ZTuber Musical (3D in 2D)
While I was slicing up a famous painting to sing inside it, I was also rehearsing a new musical that wanted a 3D avatar to perform inside Zoom. Instead of the Zoom audience entering virtual reality, they wanted virtual reality to come to them. And sing. I call this experiment ZTubing or ZoomTubing.
A cursory dive into XR technologies demands recognition of the incredible work being done by VTubers. These creators livestream using augmented reality filters/software (like FaceRig) to turn themselves into a virtual character (often anime) tracking their face movements in real-time as they vlog on 2D video platforms like YouTube, Twitch, etc. As with any technology, there are varying degrees of success and image fidelity, with creators like CodeMiko at the highest level, showcasing $12K+ custom kits to track everything (and I mean everything, including their real world phone and computer) to stream entire virtual representations of their lives.

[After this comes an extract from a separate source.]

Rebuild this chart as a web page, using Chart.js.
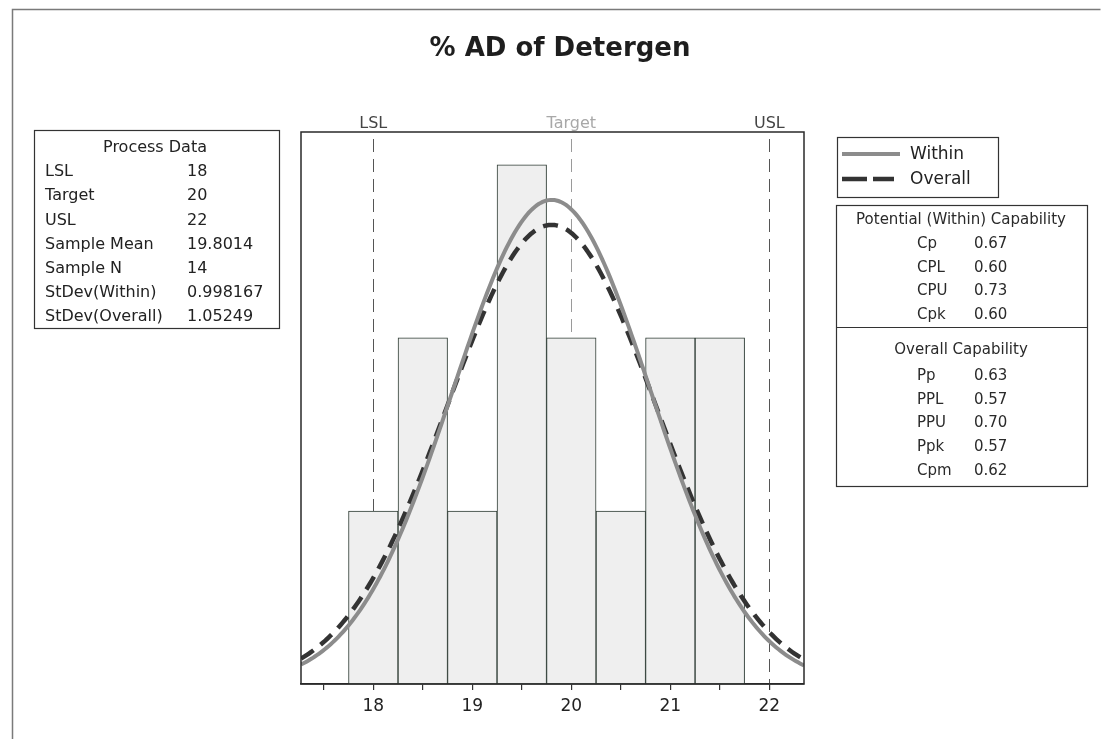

These workflows are just starting to become popular in the US (you may have used Apple’s Animoji’s to turn yourself into a cute animal via text message) and will likely become extremely popular as we all spend every part of our day on video chat (who needs to shower when you can be an animated character?) Whenever I present for colleges and high schools, students are using SnapCam and Zoom recently released their own basic AR filters.
A few months ago, I responded to an announcement from BigScreen that included a green screen “stage” inside their VR app, allowing their users to put avatars “anywhere.” I noted that I’d actually been organically doing a DIY version of this for a while using Mozilla Hubs and OBS to give clients tours of #FutureStages without them needing to log on.
I simply made a new “room” for free using Mozilla Hubs. Then I searched Sketchfab for a “green screen” and moved my desktop avatar in front of the green screen model so the green color filled the frame. Then I opened OBS and created a Window Capture Source of my web browser and chroma keyed out the green. Voila! Now I could put on my VR headset and stand between the desktop avatar (the camera) and the green screen and my audience would only see my avatar performing.
This process had become a regular part of my spiel for schools and companies, including Theater Resources Unlimited, an educational organization for independent producers in New York City. After my presentation to TRU, I was contacted by Jesica Garrou, who was directing a new virtual musical that featured an AI character. We live-streamed a creative brainstorming session where we discussed different ways for an actor to perform the AI character. Ultimately, Jesica enjoyed the meta nature of the artificial character in their own separate virtual world “joining” the Zoom call.
So I performed inside Mozilla Hubs and used OBS’s virtual camera as my Zoom camera to play off the other actors - bringing the 3D to 2D. (I guess when you think about it, we are all 3D characters performing 2D over Zoom, but you get the point).
We found a few tricks to optimize my performance (and experience) during rehearsals. First so much credit goes to Jesica’s partner Henry Garrou who created a stunning avatar for my character by customizing Mozilla’s default avatar Blender file. We actually used a LIDAR scan of my head for him to build the robot! He also created a backdrop for the character’s digital world.
Technologist, Daniel Abrahamson, and Musical Director, Ben Doyle McCormac, had me input a professional microphone (instead of the one built into my VR headset) for a better vocal performance. I actually kept my headset unmuted so the avatar’s mouth would flap when I talked, selling the liveness. This did however create a constant feedback/echo on my end that gave me a bit of a headache and messed with my timing, but I got used to it over time and actually learned to “jump” the lines of my fellow performers to avoid long pauses, knowing I was a few milliseconds “behind” everyone.
Finally, I pulled out my old baseball hats to prop up my headset using the brim. This allowed me to position the angle of the avatars head to look best on camera and I could monitor my feed and actually see my fellow actors to connect and respond more authentically with them. It felt a lot like traditional motion capture, balancing a large, expensive thing on my head to track my performance while I desperately try to act naturally.
With less blend shapes on the avatar’s face, I find much more of the character’s expression was found in the hands, voice, and posture. It felt like I was really chewing the scenery to give the character even simple, nuanced movements that didn’t feel too static. Where are my summer stock performers at? If you can fill an outdoor amphitheater, avatar acting is for you!
Will ZTubing become a thing? Probably not. But I’m genuinely excited for the endless possibilities and applications of bringing avatars, augmented filters and body tracking to live performance.